De ce vacarme étouffant émergent parfois des mo­ments de si­lence poignant : la nostalgie lanci­nante d'une enfance es­camotée, d'une jeunesse volée, le souvenir de "ce monde qui tarde à naî­tre", l'intuition d'un amour possible, l'exigence d'aimer malgré l'im­possibilité d'aimer dans ce monde de la violence que se dis­putent la bureaucratie, le couteau et l'ar­gent. Cette poésie ronge le récit comme ce vide qui parfois creuse des yeux qui en ont trop vu. De "ce monde qui tarde à naître", Pham Thi Hoai ne nous dit rien. A peine le mur­mure-t-elle dans le silence de ces courtes phrases qui cou­lent à pic dans le néant. C'est qu'il n'y a rien à en dire : le vi­sage de l'homme est encore à dessiner. Car "ce monde qui tarde à naître" et dont on se souvient, qu'est-ce donc sinon la mémoire origi­nelle, persistante, irritante, de ce que nous sommes : des hom­mes.

Ce style incommode bien des lecteurs vietnamiens. Ils s'en dé­barrassent à peu de frais : occiden­talisme ef­fréné. Le lec­teur oc­cidental, au contraire, pourra re­gretter : manque de couleur lo­cale. A la réflexion cette convergence me paraît suspecte. Dire d'un visage qu'il est trop maquillé ou pas as­sez, cela revient au même : ne pas voir l'homme sans visage. Peu importe alors qu'on le recouvre d'un turban ou d'un sombrero. Ce qui est ty­pique de la femme vietnamienne d'aujour­d'hui, ce n'est pas le chapeau conique qu'elle porte, c'est le vide qu'il recouvre et qu'un demi-siècle de haine a imposé, continue d'imposer.

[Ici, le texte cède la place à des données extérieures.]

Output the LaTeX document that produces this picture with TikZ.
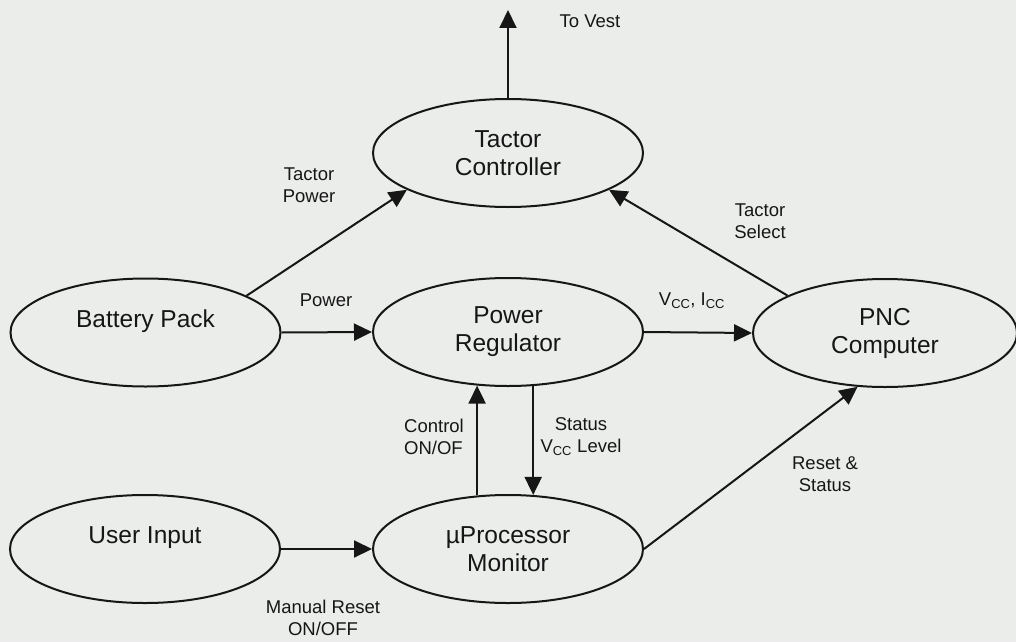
\documentclass[tikz,border=0pt]{standalone}
\usepackage{fontspec}
\setmainfont{Liberation Sans}
\usetikzlibrary{shapes.geometric,arrows.meta}
\definecolor{bg}{RGB}{235,237,235}
\definecolor{ink}{RGB}{22,22,22}
\begin{document}
\begin{tikzpicture}[x=1pt,y=-1pt,
  blob/.style={ellipse,draw=ink,line width=2pt,minimum width=270pt,minimum height=108pt,
    inner sep=0pt,align=center,font=\fontsize{24.5}{28}\selectfont,text=ink},
  oneline/.style={text depth=28pt},
  lbl/.style={font=\fontsize{18.5}{22}\selectfont,align=center,text=ink,inner sep=0pt},
  flow/.style={draw=ink,line width=2pt,-{Triangle[length=18pt,width=17pt]}}]
\fill[bg] (0,0) rectangle (1016,642);
\useasboundingbox (0,0) rectangle (1016,642);

\node[blob] (tc) at (508,153) {Tactor\\Controller};
\node[blob,oneline] (bp) at (145.5,332.5) {Battery Pack};
\node[blob] (pr) at (508,332) {Power\\Regulator};
\node[blob,minimum width=264pt] (pnc) at (885,333) {PNC\\Computer};
\node[blob,oneline] (ui) at (145,549) {User Input};
\node[blob] (mu) at (508,549) {µProcessor\\Monitor};

\coordinate (vest) at (508,10);
\draw[flow] (tc.north) -- (vest);
\draw[flow] (bp.20) -- (tc.200);
\draw[flow] (pnc.159) -- (tc.340);
\draw[flow] (bp.east) -- (pr.west);
\draw[flow] (pr.east) -- (pnc.west);
\draw[flow] (mu.120) -- (pr.240);
\draw[flow] (pr.295) -- (mu.65);
\draw[flow] (ui.east) -- (mu.west);
\draw[flow] (mu.east) -- (pnc.243);

\node[lbl] (lvest) at (590,21) {To Vest};
\node[lbl] (ltp) at (309,185) {Tactor\\Power};
\node[lbl] (lts) at (760,221) {Tactor\\Select};
\node[lbl] (lpow) at (326,300) {Power};
\node[lbl] (lvi) at (692,301) {V\textsubscript{CC}, I\textsubscript{CC}};
\node[lbl,align=left] (lcon) at (434,437) {Control\\ON/OF};
\node[lbl] (lst) at (581,437) {Status\\V\textsubscript{CC} Level};
\node[lbl] (lmr) at (323,618) {Manual Reset\\ON/OFF};
\node[lbl] (lrs) at (825,474) {Reset \&\\Status};
\end{tikzpicture}
\end{document}
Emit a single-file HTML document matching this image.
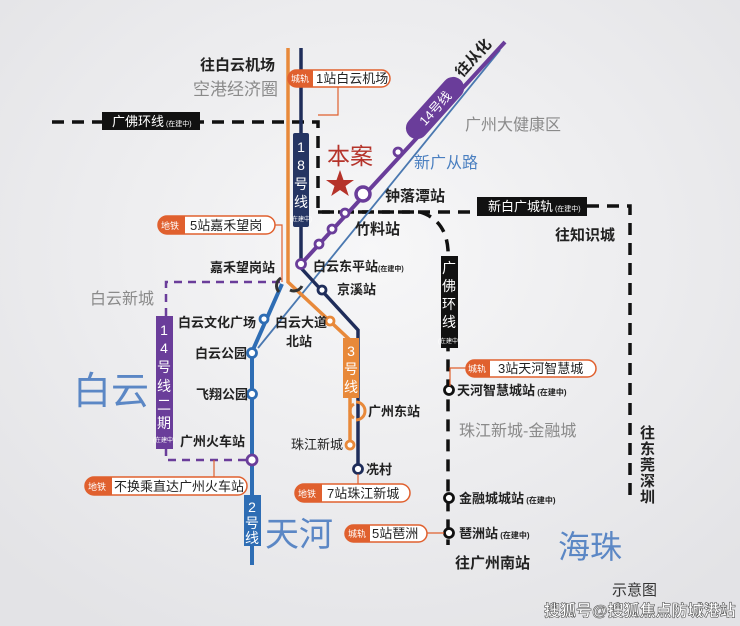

Un siècle de violence se referme sur une plaie, Vietnam. Une ère de paix s'ouvre peut-être en Europe. Si elle devait être celle des cimetières, l'un des plus grands aura pour nom : Vietnam. Là-bas, la terre, les hommes sont encore imbibés de la violence de ce siècle. Dans cette argile dou­loureuse certains, obsti­nément, cherchent à modeler une sil­houette, un vi­sage, celui de la mémoire assumée, dépassée, celui de l'avenir, celui de l'homme. Ils s'appellent Nguyen Huy Thiep, Duong Thu Huong, Luu Quang Vu... Pham Thi Hoai. Souhaitons-leur de trouver ici la fraternité qu'ils méri­tent, dont ils ont besoin. Espérons que ce visage qu'ils s'acharnent à dessi­ner suscitera ici un peu plus que la cu­riosité qu'on porte aux vieux graffitis des ca­vernes préhis­toriques. Si la paix d'aujourd'hui oublie ses ori­gines, la vio­lence d'hier, pas plus que les Vietnamiens les Européens n'auront de vrais visages, des visages humains.